BEGIN Material

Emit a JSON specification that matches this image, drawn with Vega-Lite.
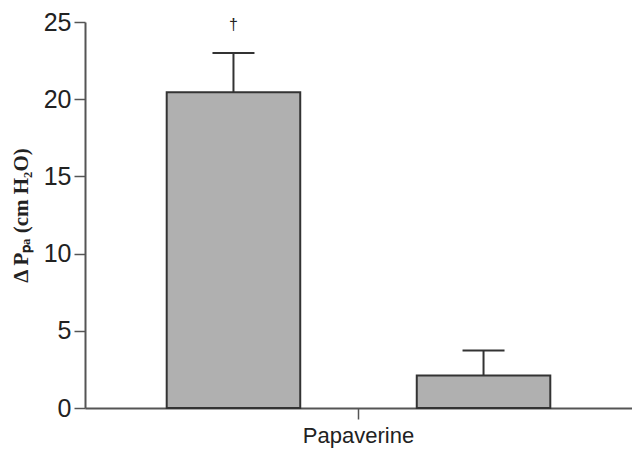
{
  "$schema": "https://vega.github.io/schema/vega-lite/v6.json",
  "width": 547,
  "height": 386,
  "autosize": "none",
  "padding": {"left": 85, "top": 22, "right": 0, "bottom": 45},
  "background": "white",
  "config": {
    "view": {"stroke": null},
    "font": "Liberation Sans"
  },
  "data": {
    "values": [
      {"group": "Papaverine", "cond": "A", "mean": 20.45, "upper": 23.0, "mark": "†"},
      {"group": "Papaverine", "cond": "B", "mean": 2.1, "upper": 3.73, "mark": ""}
    ]
  },
  "encoding": {
    "x": {
      "field": "group",
      "type": "nominal",
      "title": null,
      "scale": {"paddingInner": 0, "paddingOuter": 0.213},
      "axis": {
        "labelAngle": 0,
        "labelFontSize": 22,
        "labelColor": "#222",
        "labelPadding": 6,
        "tickSize": 11,
        "tickWidth": 1.5,
        "tickColor": "#555",
        "domainColor": "#555",
        "domainWidth": 2
      }
    },
    "xOffset": {
      "field": "cond",
      "type": "nominal",
      "scale": {"paddingInner": 0.466, "paddingOuter": 0}
    },
    "y": {
      "field": "mean",
      "type": "quantitative",
      "scale": {"domain": [0, 25], "nice": false, "zero": true},
      "title": "Δ Pₚₐ (cm H₂O)",
      "axis": {
        "values": [0, 5, 10, 15, 20, 25],
        "grid": false,
        "labelFontSize": 25,
        "labelColor": "#222",
        "labelPadding": 3,
        "tickSize": 11,
        "tickWidth": 1.5,
        "tickColor": "#555",
        "domainColor": "#555",
        "domainWidth": 2,
        "titleFont": "Liberation Serif",
        "titleFontSize": 21,
        "titleFontWeight": "bold",
        "titleColor": "#222",
        "titlePadding": 12
      }
    }
  },
  "layer": [
    {
      "mark": {"type": "rule", "stroke": "#333", "strokeWidth": 2},
      "encoding": {
        "y2": {"field": "upper"}
      }
    },
    {
      "mark": {"type": "tick", "color": "#333", "thickness": 2, "size": 42, "opacity": 1},
      "encoding": {
        "y": {"field": "upper", "type": "quantitative"}
      }
    },
    {
      "mark": {"type": "bar", "fill": "#b0b0b0", "stroke": "#333", "strokeWidth": 2}
    },
    {
      "mark": {"type": "text", "fontSize": 16, "color": "#222", "baseline": "middle"},
      "encoding": {
        "y": {"datum": 24.8, "type": "quantitative"},
        "text": {"field": "mark"}
      }
    }
  ]
}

END Material

Challenge:
Print the listing above in full, exactly as written. Omit any pictures.

Answer for the task:
Emit a JSON specification that matches this image, drawn with Vega-Lite.
{
  "$schema": "https://vega.github.io/schema/vega-lite/v6.json",
  "width": 547,
  "height": 386,
  "autosize": "none",
  "padding": {"left": 85, "top": 22, "right": 0, "bottom": 45},
  "background": "white",
  "config": {
    "view": {"stroke": null},
    "font": "Liberation Sans"
  },
  "data": {
    "values": [
      {"group": "Papaverine", "cond": "A", "mean": 20.45, "upper": 23.0, "mark": "†"},
      {"group": "Papaverine", "cond": "B", "mean": 2.1, "upper": 3.73, "mark": ""}
    ]
  },
  "encoding": {
    "x": {
      "field": "group",
      "type": "nominal",
      "title": null,
      "scale": {"paddingInner": 0, "paddingOuter": 0.213},
      "axis": {
        "labelAngle": 0,
        "labelFontSize": 22,
        "labelColor": "#222",
        "labelPadding": 6,
        "tickSize": 11,
        "tickWidth": 1.5,
        "tickColor": "#555",
        "domainColor": "#555",
        "domainWidth": 2
      }
    },
    "xOffset": {
      "field": "cond",
      "type": "nominal",
      "scale": {"paddingInner": 0.466, "paddingOuter": 0}
    },
    "y": {
      "field": "mean",
      "type": "quantitative",
      "scale": {"domain": [0, 25], "nice": false, "zero": true},
      "title": "Δ Pₚₐ (cm H₂O)",
      "axis": {
        "values": [0, 5, 10, 15, 20, 25],
        "grid": false,
        "labelFontSize": 25,
        "labelColor": "#222",
        "labelPadding": 3,
        "tickSize": 11,
        "tickWidth": 1.5,
        "tickColor": "#555",
        "domainColor": "#555",
        "domainWidth": 2,
        "titleFont": "Liberation Serif",
        "titleFontSize": 21,
        "titleFontWeight": "bold",
        "titleColor": "#222",
        "titlePadding": 12
      }
    }
  },
  "layer": [
    {
      "mark": {"type": "rule", "stroke": "#333", "strokeWidth": 2},
      "encoding": {
        "y2": {"field": "upper"}
      }
    },
    {
      "mark": {"type": "tick", "color": "#333", "thickness": 2, "size": 42, "opacity": 1},
      "encoding": {
        "y": {"field": "upper", "type": "quantitative"}
      }
    },
    {
      "mark": {"type": "bar", "fill": "#b0b0b0", "stroke": "#333", "strokeWidth": 2}
    },
    {
      "mark": {"type": "text", "fontSize": 16, "color": "#222", "baseline": "middle"},
      "encoding": {
        "y": {"datum": 24.8, "type": "quantitative"},
        "text": {"field": "mark"}
      }
    }
  ]
}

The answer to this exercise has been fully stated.